Although it can accurately be said that Italians were the first Europeans to emigrate to America-think of Christopher Columbus and Amerigo Vespucci-the first major wave of emigration from Italy to America occurred in the late 1870s, coinciding with the time Italy declared itself a unified nation. That unity, however, came at a great price. Living conditions in the area south of Rome known as the Mezzogiorno (where eighty percent of the immigrants came from) were deplorable; poverty, unemployment and famine were widespread. The earliest immigrants came to America not so much to get rich but merely to survive.

However, it did not take long for "La Merica," as the early immigrants called it, to become known as a Promised Land in which money was easy to be had, where one was free to start over and make a new, prosperous life. The new arrivals, lonely for family and friends back home, wrote exaggerated accounts of the "good life" that lured more and more Italians to the ports of Genoa or Napoli, where they booked passage for the arduous sea journey to the New World.

The truth, of course, was quite different. Reality became apparent to immigrants as soon as they arrived on Ellis Island, where they were detained in densely overcrowded and unsanitary conditions. They were typically held there for many days while their papers were processed and their physical and mental health were being assessed. Many people's names were changed. It's no wonder the place became known to them as L'Isola delle Lacrime-the Island of Tears.

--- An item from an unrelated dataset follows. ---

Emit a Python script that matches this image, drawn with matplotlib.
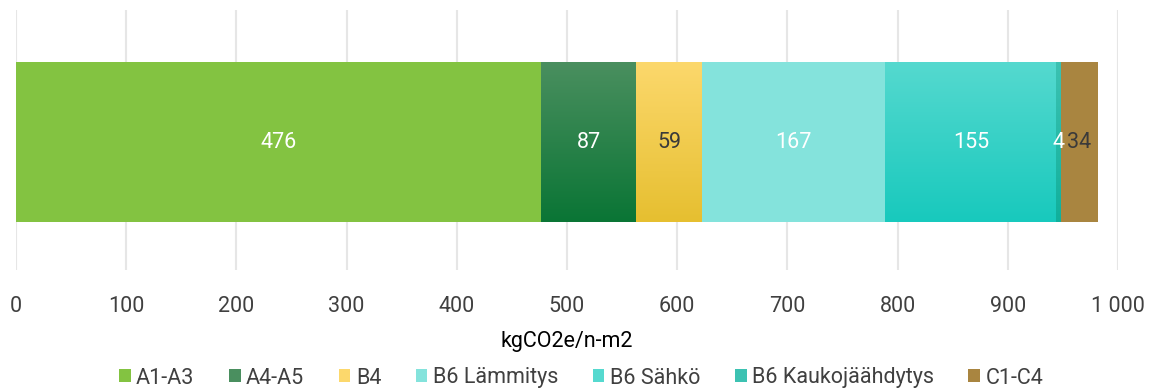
import matplotlib
matplotlib.use("Agg")
import matplotlib.pyplot as plt
import numpy as np
from matplotlib.colors import LinearSegmentedColormap
from matplotlib.patches import Patch

plt.rcParams['font.family'] = ['Roboto', 'DejaVu Sans']

categories = ["A1-A3", "A4-A5", "B4", "B6 Lämmitys", "B6 Sähkö", "B6 Kaukojäähdytys", "C1-C4"]
values = [476, 87, 59, 167, 155, 4, 34]
label_colors = ["white", "white", "#3a3a3a", "white", "white", "white", "#3a3a3a"]
# (top colour, bottom colour) – equal for solid fills
colors = [("#83c341", "#83c341"),
          ("#4a8f5f", "#0a7535"),
          ("#fcd86c", "#e6bf30"),
          ("#84e3dc", "#84e3dc"),
          ("#55d9cf", "#18c9bd"),
          ("#3cc2b2", "#10b09c"),
          ("#a98540", "#a98540")]
xticks = [0, 100, 200, 300, 400, 500, 600, 700, 800, 900, 1000]
xticklabels = ["0", "100", "200", "300", "400", "500", "600", "700", "800", "900", "1 000"]
xlabel = "kgCO2e/n-m2"

FS = 15.5

fig = plt.figure(figsize=(11.62, 3.90), dpi=100)
ax = fig.add_axes([16/1162, 1 - 270/390, (1118-16)/1162, 260/390])

left = 0
for cat, v, (ct, cb), lc in zip(categories, values, colors, label_colors):
    bars = ax.barh(0, v, left=left, height=0.615, color=cb, label=cat, zorder=3)
    b = bars[0]
    if ct != cb:
        cmap = LinearSegmentedColormap.from_list(cat, [cb, ct])
        grad = np.linspace(0, 1, 256).reshape(-1, 1)
        x0, y0 = b.get_x(), b.get_y()
        im = ax.imshow(grad, cmap=cmap, aspect='auto', origin='lower',
                       extent=[x0, x0 + b.get_width(), y0, y0 + b.get_height()], zorder=3.5)
        im.set_clip_path(b)
    ax.text(left + v / 2, 0, str(v), ha='center', va='center', color=lc, fontsize=FS, zorder=5)
    left += v

ax.set_xlim(0, 1000)
ax.set_ylim(-0.4923, 0.5077)
ax.set_xticks(xticks)
ax.set_xticklabels(xticklabels, fontsize=FS, color="#404040")
ax.set_yticks([])
ax.tick_params(axis='x', length=0, pad=19)
ax.grid(axis='x', color="#e6e6e6", linewidth=1.5, zorder=0)
for s in ax.spines.values():
    s.set_visible(False)
ax.set_xlabel(xlabel, fontsize=FS, color="black", labelpad=10)

hs = [Patch(facecolor=c[1] if c[0] == c[1] else c[0], edgecolor='none') for c in colors]
fig.legend(hs, categories, loc='center', bbox_to_anchor=(0.5, 1 - 378/390), ncol=7,
           frameon=False, fontsize=FS, handlelength=0.55, handleheight=0.55,
           handletextpad=0.25, columnspacing=1.6, labelcolor="#404040")

fig.savefig("out.png", dpi=100)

Once past the ordeal of initial processing, immigrants confronted the chaos and cultural shock of New York City, a world as far apart from the rural towns and villages of southern Italy as one could imagine. It was a world in which they were extremely vulnerable, rarely knowing the language or having the street savvy to survive. And yet they came in greater and greater numbers throughout the first decades of the new century. By 1935 there were more than 5 million Italians in America, a number of immigrants surpassed only by the Germans, who had been arriving throughout the nineteeth century. They began to settle in "Little Italys" throughout the country, although by far the greatest concentration remained in New York City.